E qui Oderisi introduce, senza manifestarne il nome, la terza testimonianza del Canto, l’anima di Provenzano Salvani, uomo pubblico ghibellino la cui fama era diffusa in tutta la Toscana mentre era in vita e ora a malapena sussurrata nella Siena di cui era il padrone all’epoca in cui venne sconfitta la potenza di Firenze. Pur se Oderisi non rivela il nome di quell’uomo, Dante non manca di offrire ancora un saggio della sua polemica antifiorentina segnalando come un tempo Firenze sia stata considerata “arrogante” mentre ora le spetta solo il titolo di “corrotta”. Il corollario seguente non fa che ribadire il carattere effimero della fama con una metafora scritturale attinta da Isaia, suscitando però ancora un intervento importante di Dante: il poeta riconosce che gli esempi di Oderisi suscitano in lui la dovuta reazione di umiltà, attenuando la naturale predisposizione alla superbia, ma chiede al miniaturista eugubino di rivelare il nome di quell’anima. La risposta di Oderisi nomina Provenzano Salvani e ne sottolinea la smodata ambizione di impadronirsi dell’intera città di Siena: ora, nella cornice dei superbi, sconta la pena di aver coltivato ambizioni eccessive nella vita terrena. Dante, sollecitato dal nome di Provenzano Salvani, manifesta un dubbio: come mai l’anima di Provenzano, pentitosi in fin di vita e senza che nessuno nel mondo abbia effettuato intercessioni in suo favore, secondo quanto Dante sa di lui, si trova nella cornice espiante e non nell’Antipurgatorio come dovrebbe.

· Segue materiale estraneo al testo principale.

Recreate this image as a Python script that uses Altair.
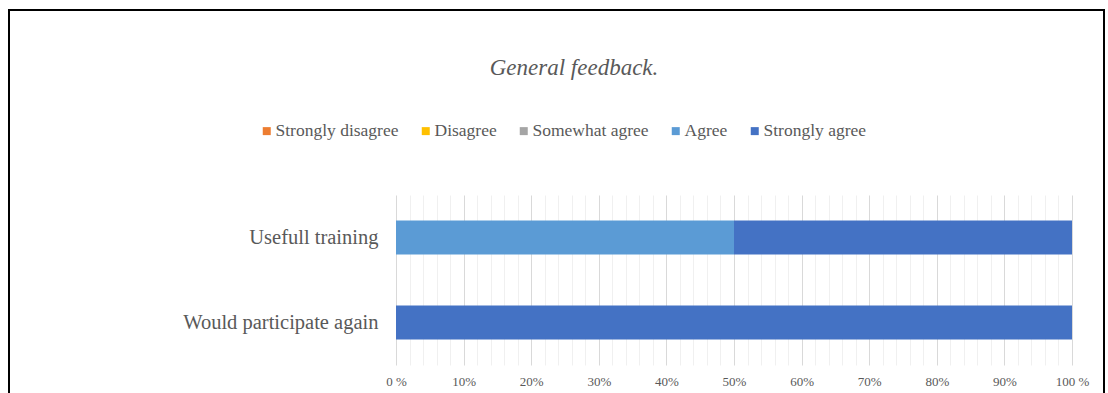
import altair as alt
import pandas as pd

questions = ["Usefull training", "Usefull training", "Would participate again"]
responses = ["Agree", "Strongly agree", "Strongly agree"]
shares = [0.5, 0.5, 1.0]

categories = ["Strongly disagree", "Disagree", "Somewhat agree", "Agree", "Strongly agree"]
colors = ["#ED7D31", "#FFC000", "#A5A5A5", "#5B9BD5", "#4472C4"]
question_order = ["Usefull training", "Would participate again"]
tick_labels = ["0 %", "10%", "20%", "30%", "40%", "50%", "60%", "70%", "80%", "90%", "100 %"]

df = pd.DataFrame({"question": questions, "response": responses, "share": shares})
df["order"] = [categories.index(r) for r in responses]

grid_values = [i / 50 for i in range(51)]
label_map = "{" + ",".join(f"'{i*10}':'{t}'" for i, t in enumerate(tick_labels)) + "}"
label_expr = f"(round(datum.value*100) % 10 == 0) ? {label_map}[''+round(datum.value*100)] : ''"

font = "Liberation Serif"
txt = "#595959"

bars = alt.Chart(df).mark_bar(size=34).encode(
    x=alt.X("share:Q", stack="zero", scale=alt.Scale(domain=[0, 1], nice=False),
            axis=alt.Axis(values=grid_values, labelExpr=label_expr, title=None,
                          domain=False, ticks=False, labelFont=font, labelFontSize=13,
                          labelColor=txt, labelPadding=10, labelOverlap=False,
                          labelFlush=False,
                          gridColor={"condition": {"test": "round(datum.value*100) % 10 == 0", "value": "#d9d9d9"}, "value": "#f0f0f0"},
                          gridWidth=1)),
    y=alt.Y("question:N", sort=question_order, title=None,
            scale=alt.Scale(paddingInner=0.6, paddingOuter=0.3),
            axis=alt.Axis(domain=False, ticks=False, labelFont=font, labelFontSize=20.5,
                          labelColor=txt, labelPadding=18, labelLimit=400)),
    color=alt.Color("response:N", scale=alt.Scale(domain=categories, range=colors),
                    legend=alt.Legend(title=None, orient="none", direction="horizontal",
                                      legendX=-138, legendY=-73, labelFont=font,
                                      labelFontSize=17.5, labelColor=txt, symbolType="square",
                                      symbolSize=64, symbolStrokeWidth=0, columnPadding=18,
                                      labelOffset=0)),
    order=alt.Order("order:Q"),
)

border = alt.Chart(pd.DataFrame({"a": [0]})).mark_rect(
    filled=False, stroke="black", strokeWidth=2
).encode(x=alt.value(-387), x2=alt.value(708), y=alt.value(-185), y2=alt.value(230))

chart = alt.layer(bars, border).properties(
    width=676, height=170,
    autosize=alt.AutoSizeParams(type="none"),
    padding={"left": 396, "top": 195, "right": 36, "bottom": 28},
    title=alt.TitleParams("General feedback.", font=font, fontSize=23, fontStyle="italic",
                          fontWeight="normal", color=txt, anchor="middle", frame="group",
                          baseline="alphabetic", dx=-160, offset=0, dy=89),
).configure(font=font).configure_legend(labelFont=font).configure_view(stroke=None)

chart.save("out.html", embed_options={"renderer": "svg", "actions": False})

La domanda di Dante è finalizzata a mettere in rilievo l’exemplum vincente della umiltà di Provenzano, il gesto che gli ha meritato la misericordia divina ed è questo l’aspetto dell’intervento di Oderisi che chiude significativamente il Canto. L’artista eugubino riporta un episodio della vita di Provenzano Salvani successivo alla battaglia di Tagliacozzo (1268), quando il ghibellino senese, per riscattare un amico prigioniero dell’odiato Carlo d’Angiò, si pose a sedere su un tappeto nella piazza di Siena per raccogliere i 10.000 fiorini d’oro necessari, ricorrendo umilmente all’aiuto di tutti. Tuttavia, il genio poetico di Dante non poteva immaginare un finale di Canto soltanto in chiave di exemplum narrativo: così le ultime parole di Oderisi suonano oscure e minacciose per Dante, riprendono la trama dolorosamente autobiografica del Canto e tocca ad Oderisi profetizzare a Dante, in modo oscuro, la condanna all’esilio e l’umiliazione che ne deriverà.
E questa non poteva che essere la migliore testimonianza di quella umiltà che, fin dall’epoca della Vita Nova, aveva assunto un posto centrale nell’etica di Dante, in una prospettiva spirituale e insieme lirica nella quale la connotazione feudale della lirica cortese svaniva di fronte alla fedeltà e obbedienza del servo d’amore. Nella Commedia, l’umiltà diventa il tema conduttore della seconda cantica, strettamente collegato con quello dell’espiazione e della redenzione, quella “bona umiltà” che giaceva nella tradizione ascetica accolta da Tommaso e soprattutto evidente in Anselmo d’Aosta (il quale identificava il peccato con la superbia).